When one begins to explore Buddhism, meditation and yoga come up. In fact, it was on my way home from a yoga session that the seeds for this article developed. I felt refreshed both physically and mentally, as I usually do after yoga. Sadly, a friend once said to me that her pastor told her that meditation was an opportunity for the devil to enter our minds. Obviously that pastor had never tried yoga or meditation! Most of us live in a chaotic world of job, family commute, chores, appointments, crowds and stress. There have been times when I literally wanted to remove my brain from head just so I could get some rest! "What about this? What about that? I forgot to do this. Will I have enough money for that?" The barrage of thoughts on our mind is endless. How can we possibly think about The Right Viewpoint, The Right Values, etc. when there is constant chatter going on in our head? Sometimes we even replay our problem over and over on a repeating video in our mind. That is why mediation and yoga are often partnered with the philosophy of Buddhism. When one is attempting Tree Pose or Pigeon Pose it is really hard to think of anything else except not toppling over. The chatter in your mind is pushed aside and your brain has a respite. There is evidence that lack of resting our brains may be a contributing factor in dementia. We really need down time, not just our bodies but our mind also. Have you ever noticed that your shoulders are almost up to your ears as you sit at your desk? That's stress. Sometimes we even forget to breath! Yoga and meditation are helpful in reminding us how to relax. The beauty of yoga and meditation is that they are adaptable to our own body. My yoga instructor tells us. "There is no suffering in yoga." What she means is that we do not compete for who has the steadiest pose or who can touch their nose to their knees, you do what your body can do, not trying to look like an idealized picture in a magazine. I even took my husband with me to sessions and he seemed to enjoy himself. There was no judgement on what he was doing or not doing.

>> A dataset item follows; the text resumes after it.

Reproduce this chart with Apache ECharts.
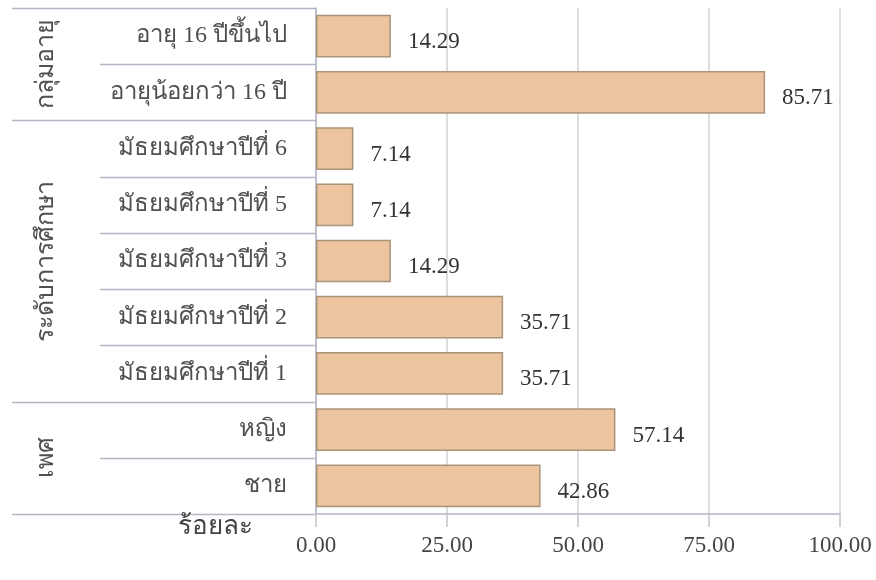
<!DOCTYPE html>
<html>
<head>
<meta charset="utf-8">
<script src="https://cdn.jsdelivr.net/npm/echarts@6/dist/echarts.min.js"></script>
<style>
  html, body { margin: 0; padding: 0; background: #fff; }
  #container { width: 876px; height: 580px; }
</style>
</head>
<body>
<div id="container"></div>
<script>
// rows, top to bottom
var categories = [
    'อายุ 16 ปีขึ้นไป',
    'อายุน้อยกว่า 16 ปี',
    'มัธยมศึกษาปีที่ 6',
    'มัธยมศึกษาปีที่ 5',
    'มัธยมศึกษาปีที่ 3',
    'มัธยมศึกษาปีที่ 2',
    'มัธยมศึกษาปีที่ 1',
    'หญิง',
    'ชาย'
];
var values = [14.29, 85.71, 7.14, 7.14, 14.29, 35.71, 35.71, 57.14, 42.86];
var groupNames = ['กลุ่มอายุ', 'ระดับการศึกษา', 'เพศ'];
var groupSizes = [2, 5, 2];
var unitName = 'ร้อยละ';

var FONT = '"Liberation Serif", "DejaVu Serif", serif';

var dom = document.getElementById('container');
var myChart = echarts.init(dom);

var option = {
    animation: false,
    backgroundColor: '#fff',
    grid: { left: 316, right: 36, top: 8, bottom: 66 },
    xAxis: {
        type: 'value',
        min: 0,
        max: 100,
        interval: 25,
        axisLine: { show: true, lineStyle: { color: '#b4b6c4', width: 1.5 } },
        axisTick: { show: true, length: 13, lineStyle: { color: '#c4c4c8', width: 1.5 } },
        splitLine: { show: true, lineStyle: { color: '#d2d2d6', width: 1.5 } },
        axisLabel: {
            margin: 20,
            color: '#444',
            fontFamily: FONT,
            fontSize: 23,
            formatter: function (v) { return v.toFixed(2); }
        }
    },
    yAxis: {
        type: 'category',
        inverse: true,
        data: categories,
        axisLine: { show: true, lineStyle: { color: '#b4b6c4', width: 1.5 } },
        axisTick: { show: false },
        splitLine: { show: false },
        axisLabel: {
            margin: 29,
            color: '#505050',
            fontFamily: FONT,
            fontSize: 24
        }
    },
    series: [{
        type: 'bar',
        data: values,
        barCategoryGap: '24%',
        itemStyle: {
            color: '#ecc49f',
            borderColor: '#a99479',
            borderWidth: 1.5
        },
        label: {
            show: true,
            position: 'right',
            distance: 17,
            offset: [0, 6],
            color: '#333',
            fontFamily: FONT,
            fontSize: 23,
            formatter: function (p) { return p.value.toFixed(2); }
        }
    }]
};

myChart.setOption(option, true);

// separator lines and group labels placed from the category axis
var c0 = myChart.convertToPixel({ yAxisIndex: 0 }, categories[0]);
var c1 = myChart.convertToPixel({ yAxisIndex: 0 }, categories[1]);
var band = c1 - c0;
var axisX = myChart.convertToPixel({ xAxisIndex: 0 }, 0);
function edge(i) { return c0 - band / 2 + i * band; }

var graphics = [];
var groupStart = [];
var acc = 0;
groupSizes.forEach(function (n) { groupStart.push(acc); acc += n; });

for (var i = 0; i <= categories.length; i++) {
    var isGroupEdge = groupStart.indexOf(i) >= 0 || i === categories.length;
    var y = Math.round(edge(i)) + 0.5;
    graphics.push({
        type: 'line',
        shape: { x1: isGroupEdge ? 12 : 100, y1: y, x2: axisX, y2: y },
        style: { stroke: '#b4b6c4', lineWidth: 1.5 },
        silent: true
    });
}

groupNames.forEach(function (name, g) {
    var yMid = (edge(groupStart[g]) + edge(groupStart[g] + groupSizes[g])) / 2;
    graphics.push({
        type: 'text',
        x: 46,
        y: yMid,
        rotation: Math.PI / 2,
        style: {
            text: name,
            fill: '#505050',
            font: '25px ' + FONT,
            textAlign: 'center',
            textVerticalAlign: 'middle'
        },
        silent: true
    });
});

graphics.push({
    type: 'text',
    x: 215,
    y: 527,
    style: {
        text: unitName,
        fill: '#444',
        font: '26px ' + FONT,
        textAlign: 'center',
        textVerticalAlign: 'middle'
    },
    silent: true
});

myChart.setOption({ graphic: graphics });
</script>
</body>
</html>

Some may say I have picked and chosen my statements here and they are correct. I have. I studied Catholicism in school as I was growing up. I studied religion in college and I read constantly about a variety of topics including philosophy, psychology and religion. That is how I came to have the view of life I have, because I have chosen what fits for me and discarded what does not. I do not think of meditation, yoga or Buddhism as religion. I think of them as tools to help me through life especially in trying times. Religion and philosophy are not one size fits all and I believe we should adjust the ideas we learn to fit our life, adjust to fit new evidence, and adjust to fit new information. What is suffering to you may not be to me, what is pleasurable to you may not be to me. What is spirtual to you may not be to me. We have to find our own way to live peacefully together. I believe we have more in common than we have in difference and that is why I say "The Spirit within me salutes the Spirit in you" because what we have on the inside is more important than our color, our race, our religion, our address, our job title. Namaste.